Aaah, OK, now I understand. The mfecane, I know, is a highly political issue in SA. You have obviously read The Mfecane As Alibi by Cobbing, and the intellectual tradition he represents is very right to question the scope and causes of the Mfecane. But while I am of the camp that disagrees with Cobbing and his ilk on the scope of the Mfecane, I am also saying the opposite of what the early twentieth century SA historians would have you believe: that the Mfecane was Africans killing Africans for African reasons. In connecting it with European crops or slave raids (take your pick, I'm not getting into the debate between those two groups), I am agreeing with Cobbing, that Whites were at least indirectly responsible for the events in question.
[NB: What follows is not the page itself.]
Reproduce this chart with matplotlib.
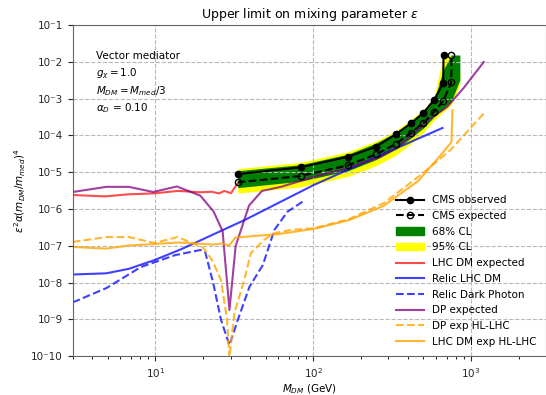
import matplotlib
matplotlib.use("Agg")
import matplotlib.pyplot as plt
from matplotlib.lines import Line2D
from matplotlib.patches import Patch

# CMS limits (M_DM = M_med / 3)
cms_obs_mass = [33.3, 83.3, 166.7, 250.0, 333.3, 416.7, 500.0, 583.3, 666.7, 670.0]
cms_obs = [8.9e-6, 1.36e-5, 2.64e-5, 4.93e-5, 1.07e-4, 2.13e-4, 4.14e-4, 9.2e-4, 2.6e-3, 1.53e-2]
cms_exp_mass = [33.3, 83.3, 166.7, 250.0, 333.3, 416.7, 500.0, 583.3, 666.7, 750.0, 752.0]
cms_exp = [5.3e-6, 7.9e-6, 1.54e-5, 3.06e-5, 5.83e-5, 1.18e-4, 2.21e-4, 4.4e-4, 8.6e-4, 2.77e-3, 1.53e-2]

band_mass = [33.3, 83.3, 166.7, 250.0, 333.3, 416.7, 500.0, 583.3, 666.7, 750.0, 850.0]
band68_lo = [3.8e-6, 5.7e-6, 1.1e-5, 2.2e-5, 4.2e-5, 8.5e-5, 1.6e-4, 3.2e-4, 5.2e-4, 8.5e-4, 3.2e-3]
band68_hi = [1.1e-5, 1.6e-5, 3.1e-5, 6.2e-5, 1.2e-4, 2.4e-4, 4.5e-4, 9.0e-4, 6.0e-3, 1.53e-2, 1.53e-2]
band95_lo = [2.7e-6, 4.0e-6, 7.7e-6, 1.5e-5, 2.9e-5, 6.0e-5, 1.2e-4, 2.6e-4, 4.3e-4, 6.8e-4, 2.4e-3]
band95_hi = [1.25e-5, 1.85e-5, 3.6e-5, 7.0e-5, 1.35e-4, 2.7e-4, 5.1e-4, 1.1e-3, 1.53e-2, 1.53e-2, 5.0e-3]

# LHC DM expected
lhc_mass = [3.0, 4.8, 6.7, 9.7, 13.9, 19.5, 22.6, 25.4, 27.3, 30.2, 31.7, 33.3]
lhc_exp = [2.4e-6, 2.2e-6, 2.5e-6, 2.65e-6, 3.1e-6, 2.85e-6, 2.95e-6, 2.65e-6, 3.1e-6, 2.7e-6, 3.7e-6, 5.0e-6]

# Relic LHC DM
relic_mass = [3.0, 4.9, 6.8, 9.9, 14.7, 37.1, 101.0, 267.0, 659.0]
relic = [1.66e-8, 1.79e-8, 2.37e-8, 4.1e-8, 8.2e-8, 5.1e-7, 4.5e-6, 2.9e-5, 1.59e-4]

# Relic dark photon
rdp_mass = [3.0, 4.9, 8.1, 13.4, 19.3, 20.7, 23.3, 26.1, 29.5, 33.3, 39.5, 48.0, 56.8, 68.9, 85.7]
rdp = [2.9e-9, 7.1e-9, 2.65e-8, 5.6e-8, 7.7e-8, 6.8e-8, 9.6e-9, 9.6e-10, 2.0e-10, 9.6e-10,
       7.7e-9, 3.0e-8, 2.7e-7, 8.5e-7, 1.58e-6]

# DP expected
dp_mass = [3.0, 4.9, 6.8, 9.7, 13.7, 19.3, 23.4, 26.7, 29.5, 32.3, 39.3, 47.4, 62.5, 101.0,
           165.0, 267.0, 341.0, 434.0, 553.0, 705.0, 898.0, 1205.0]
dp_exp = [2.9e-6, 4.0e-6, 4.0e-6, 2.9e-6, 4.1e-6, 2.3e-6, 8.6e-7, 2.5e-7, 1.8e-9, 9.9e-8,
          1.25e-6, 3.1e-6, 4.0e-6, 7.5e-6, 1.28e-5, 2.64e-5, 4.9e-5, 1.14e-4, 2.9e-4, 5.9e-4,
          1.94e-3, 9.9e-3]

# DP exp HL-LHC
dphl_mass = [3.0, 4.9, 6.8, 9.9, 13.8, 17.2, 20.2, 22.9, 26.1, 28.5, 29.5, 31.7, 36.6, 40.4,
             48.9, 56.5, 72.4, 101.0, 169.0, 281.0, 479.0, 741.0, 1214.0]
dphl = [1.27e-7, 1.73e-7, 1.73e-7, 1.19e-7, 1.73e-7, 1.19e-7, 8.7e-8, 4.1e-8, 1.18e-8, 9.6e-10,
        9.0e-11, 1.5e-9, 1.18e-8, 6.4e-8, 1.44e-7, 2.2e-7, 2.7e-7, 3.0e-7, 5.3e-7, 1.46e-6,
        8.4e-6, 4.0e-5, 4.1e-4]

# LHC DM exp HL-LHC
lhchl_mass = [3.0, 4.9, 6.8, 9.9, 14.1, 23.4, 26.5, 29.4, 32.2, 61.2, 101.6, 169.0, 279.0,
              463.0, 659.0, 752.0, 763.0]
lhchl = [9.3e-8, 8.4e-8, 1.02e-7, 1.12e-7, 1.23e-7, 1.08e-7, 1.16e-7, 1.02e-7, 1.68e-7, 2.1e-7,
         2.9e-7, 5.0e-7, 1.21e-6, 5.8e-6, 3.3e-5, 6.6e-5, 4.9e-4]

ytick_vals = [1e-1, 1e-2, 1e-3, 1e-4, 1e-5, 1e-6, 1e-7, 1e-8, 1e-9, 1e-10]
ytick_labels = ["10\u207b1", "10\u207b2", "10\u207b3", "10\u207b4", "10\u207b5",
                "10\u207b6", "10\u207b7", "10\u207b8", "10\u207b9", "10\u207b10"]

fs = 7.5
fig = plt.figure(figsize=(5.46, 3.95), dpi=100)
ax = fig.add_axes([0.1332, 0.0982, 0.8674, 0.8385])

ax.fill_between(band_mass, band95_lo, band95_hi, color="yellow", lw=0)
ax.fill_between(band_mass, band68_lo, band68_hi, color="green", lw=0)

ax.plot(lhc_mass, lhc_exp, color="red", alpha=0.7, lw=1.5)
ax.plot(relic_mass, relic, color="blue", alpha=0.75, lw=1.5)
ax.plot(rdp_mass, rdp, color="blue", alpha=0.75, lw=1.5, ls="--")
ax.plot(dp_mass, dp_exp, color="purple", alpha=0.75, lw=1.5)
ax.plot(dphl_mass, dphl, color="orange", alpha=0.8, lw=1.5, ls="--")
ax.plot(lhchl_mass, lhchl, color="orange", alpha=0.8, lw=1.5)

ax.plot(cms_obs_mass, cms_obs, color="black", lw=1.5, marker="o", ms=4.5)
ax.plot(cms_exp_mass, cms_exp, color="black", lw=1.5, ls="--", marker="o", ms=4.5, mfc="none")

ax.set_xscale("log")
ax.set_yscale("log")
ax.set_xlim(3, 3000)
ax.set_ylim(1e-10, 1e-1)
ax.set_yticks(ytick_vals)
ax.set_yticklabels(ytick_labels)
ax.tick_params(labelsize=fs, colors="0.15")
ax.grid(True, which="major", ls="--", color="0.72", lw=0.8)
for s in ax.spines.values():
    s.set_color("0.4")

ax.set_title("Upper limit on mixing parameter $\\epsilon$", fontsize=9, pad=5)
ax.set_xlabel("$M_{DM}$ (GeV)", fontsize=fs, labelpad=2)
ax.set_ylabel("$\\epsilon^2\\alpha(m_{DM}/m_{med})^4$", fontsize=fs, labelpad=2)

info = ["Vector mediator", "$g_\\chi = 1.0$", "$M_{DM} = M_{med}/3$", "$\\alpha_D$ = 0.10"]
for i, t in enumerate(info):
    ax.text(0.05, 0.907 - i * 0.053, t, transform=ax.transAxes, fontsize=fs, va="center")

handles = [
    Line2D([], [], color="black", lw=1.5, marker="o", ms=4.5),
    Line2D([], [], color="black", lw=1.5, ls="--", marker="o", ms=4.5, mfc="none"),
    Patch(color="green"),
    Patch(color="yellow"),
    Line2D([], [], color="red", alpha=0.7, lw=1.5),
    Line2D([], [], color="blue", alpha=0.75, lw=1.5),
    Line2D([], [], color="blue", alpha=0.75, lw=1.5, ls="--"),
    Line2D([], [], color="purple", alpha=0.75, lw=1.5),
    Line2D([], [], color="orange", alpha=0.8, lw=1.5, ls="--"),
    Line2D([], [], color="orange", alpha=0.8, lw=1.5),
]
labels = ["CMS observed", "CMS expected", "68% CL", "95% CL", "LHC DM expected",
          "Relic LHC DM", "Relic Dark Photon", "DP expected", "DP exp HL-LHC",
          "LHC DM exp HL-LHC"]
ax.legend(handles, labels, loc="lower right", fontsize=fs, frameon=False,
          handlelength=2.7, labelspacing=0.55)

fig.savefig("out.png", dpi=100)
Also, while the Mfecane was undeniably violent, regardless of the precise number of dead or dislocated, it was also a process of creation and innovation, and a fascinating example of the flexibility of Nguni political institutions....Apartheid government...
So I hope you will join me in trying to think about this issue outside the context of SA politics, and not lump me with the apologists.
EDIT: also, when you say "Zulu" I think you might be confusing them with the Mthethwa. Mthethwa was a chiefdom containing tens of thousands of members in various clans. The Zulu were only a small part of the Mthethwa before Shaka. It is estimated that their numbers only a few thousand before 1800, possibly as low as 2000. The fact that a quarter of a million Nguni identified as Zulu by the 1830s is because the Zulu, like all Nguni groups, were fantastically good at assimilating people. So there's no reason to assume the Zulu specifically would come to dominate the Mthethwa and then the entire region without the particular success of Shaka kaSenzangakona. This is actually good material for a POD.